However, the company’s reputation is unlikely to suffer. In fact, by the time you read this, Bad Blood, WWE’s latest PLE (Premium Live Event), would have come and gone. If I asked you to name the most important match on that show, you would undoubtedly volunteer Cody/Reigns VS Solo/Fatu or Drew VS Punk.

But if you think about it, Rhea VS Liv will have a bigger impact on WWE in the long run, assuming they follow the Judgement Day storyline to its logical outcome. Then again, none of us expects Paul Levesque (HHH) to take that particular gamble, and you can’t blame him.

Yes, a Dom VS Rhea fight would set the wrestling world on fire. But WWE does not do intergender wrestling. Then again, that is only true today. The company makes a lot of money by selling family-friendly shows to advertisers. That may change in 2025 when WWE debuts on Netflix. The streaming service is unlikely to hold them to the same strict standards as networks like Fox.

But that does not mean they will abandon the PG rating. And even if they do, is WWE ready to embrace intergender wrestling?
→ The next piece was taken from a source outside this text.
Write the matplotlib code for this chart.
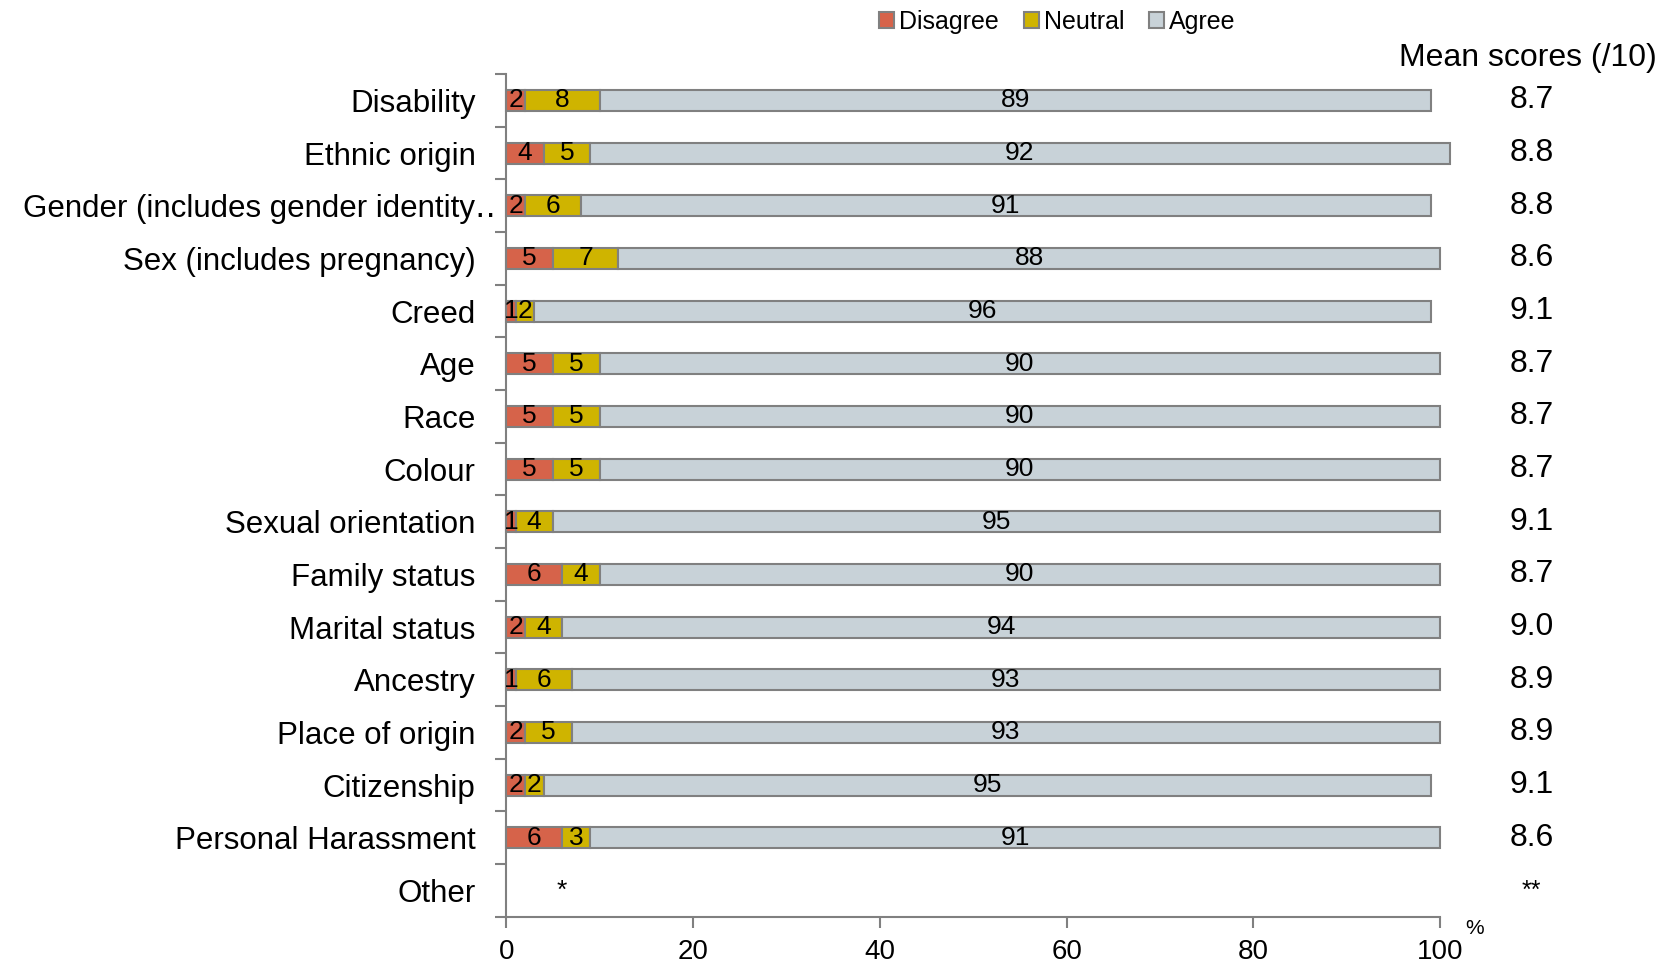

Probably not.

This topic confounds casual fans. After all, wrestling is fake. The matches are scripted. If audiences are willing to watch films like Atomic Blonde, in which female characters fight and overcome male villains, surely they can suspend their disbelief long enough to enjoy a fake intergender WWE match.

But that mindset fails to appreciate the complexities associated with this topic. First of all, wrestling is a fake sport that tries very hard to masquerade as a real sport. And if female athletes won’t fight their male counterparts in real combat sports (such as MMA), it would not make sense for a fake combat sport like WWE to pit men against women.
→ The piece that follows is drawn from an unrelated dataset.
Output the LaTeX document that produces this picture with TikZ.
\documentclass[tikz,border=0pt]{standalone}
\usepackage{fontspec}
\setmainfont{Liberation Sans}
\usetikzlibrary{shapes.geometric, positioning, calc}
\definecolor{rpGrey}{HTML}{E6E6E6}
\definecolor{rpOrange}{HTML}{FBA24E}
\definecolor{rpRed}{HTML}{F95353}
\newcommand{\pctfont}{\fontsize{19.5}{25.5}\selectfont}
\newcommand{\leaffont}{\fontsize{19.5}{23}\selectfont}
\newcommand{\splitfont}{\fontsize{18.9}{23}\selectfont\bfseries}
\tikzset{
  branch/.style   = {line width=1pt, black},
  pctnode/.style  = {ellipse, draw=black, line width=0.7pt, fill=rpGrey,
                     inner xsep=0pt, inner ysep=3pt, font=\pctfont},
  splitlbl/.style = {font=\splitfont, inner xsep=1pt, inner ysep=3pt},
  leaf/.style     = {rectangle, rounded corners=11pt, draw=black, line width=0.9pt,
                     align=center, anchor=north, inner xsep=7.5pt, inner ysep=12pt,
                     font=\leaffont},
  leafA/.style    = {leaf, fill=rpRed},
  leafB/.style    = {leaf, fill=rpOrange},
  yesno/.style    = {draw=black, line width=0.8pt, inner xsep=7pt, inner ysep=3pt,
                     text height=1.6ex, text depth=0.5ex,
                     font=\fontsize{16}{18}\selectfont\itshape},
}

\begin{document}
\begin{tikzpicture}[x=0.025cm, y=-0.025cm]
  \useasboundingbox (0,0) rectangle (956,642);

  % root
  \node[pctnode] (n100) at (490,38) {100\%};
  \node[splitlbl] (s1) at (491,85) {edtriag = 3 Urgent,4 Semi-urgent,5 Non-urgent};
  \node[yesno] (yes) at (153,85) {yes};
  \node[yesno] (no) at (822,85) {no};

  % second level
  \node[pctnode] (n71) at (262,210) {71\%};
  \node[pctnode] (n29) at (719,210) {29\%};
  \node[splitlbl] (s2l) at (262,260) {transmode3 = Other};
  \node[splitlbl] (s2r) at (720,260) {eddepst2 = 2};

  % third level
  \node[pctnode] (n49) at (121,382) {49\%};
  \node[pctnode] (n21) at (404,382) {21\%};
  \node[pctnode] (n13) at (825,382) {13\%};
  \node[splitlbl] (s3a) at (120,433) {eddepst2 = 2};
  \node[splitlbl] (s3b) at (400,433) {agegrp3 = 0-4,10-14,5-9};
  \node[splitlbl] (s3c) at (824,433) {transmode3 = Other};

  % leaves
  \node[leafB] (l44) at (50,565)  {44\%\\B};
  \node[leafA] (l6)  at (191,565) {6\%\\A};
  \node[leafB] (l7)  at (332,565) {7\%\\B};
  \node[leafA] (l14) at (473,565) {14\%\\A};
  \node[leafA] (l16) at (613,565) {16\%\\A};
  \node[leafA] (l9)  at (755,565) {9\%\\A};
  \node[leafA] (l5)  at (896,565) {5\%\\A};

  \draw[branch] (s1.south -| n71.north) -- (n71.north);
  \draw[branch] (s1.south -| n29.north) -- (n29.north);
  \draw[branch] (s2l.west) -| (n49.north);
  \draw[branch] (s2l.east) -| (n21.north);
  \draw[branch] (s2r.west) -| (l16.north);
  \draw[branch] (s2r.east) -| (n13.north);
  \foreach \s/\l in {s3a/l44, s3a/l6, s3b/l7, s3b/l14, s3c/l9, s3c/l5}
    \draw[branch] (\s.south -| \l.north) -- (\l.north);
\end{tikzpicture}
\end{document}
Secondly, you have to consider the optics. Have you noticed that every violent encounter between men and women in WWE ends with the female wrestler humiliating the man? Rhea Ripley is always kicking, punching, low-blowing, and power-bombing her male colleagues. None of them ever retaliate.

Why? Because a man punching a woman on live television looks bad. This is the crux of the problem. Some people argue that intergender wrestling can work if you pair the female wrestler with a man she could realistically beat.

Rhea and Dom are a great example. Rhea is so physically imposing that no one bats an eye whenever she flings Dom’s pencil-thin body across the ring. A match between the two makes sense because you would not question Rhea’s ability to physically overcome Dom.

However, many proponents of intergender wrestling only support that match because Dom does not fight back when Rhea attacks him. The tide would swing against WWE if we ever saw Dom choking Rhea until she passed out.

Even if the live audience was open-minded enough to tolerate that depiction of violence against a female wrestler, various WWE superstars have vehemently opposed intergender wrestling during interviews. You must also consider the numerous domestic violence activists who would take WWE to task for supposedly promoting violence against women.

That does not even include the many abuse victims who follow WWE. Watching a man elbow a woman would probably trigger them, a fact hardcore wrestling fans may dismiss until those abuse victims begin petitioning advertisers to boycott WWE.

WWE cares too much about its profits to take that risk. Attitudes regarding male-on-female violence in fiction would have to change significantly before intergender wrestling becomes mainstream. Until that happens, you can use indie promotions like Lucha Underground to scratch your intergender wrestling itch.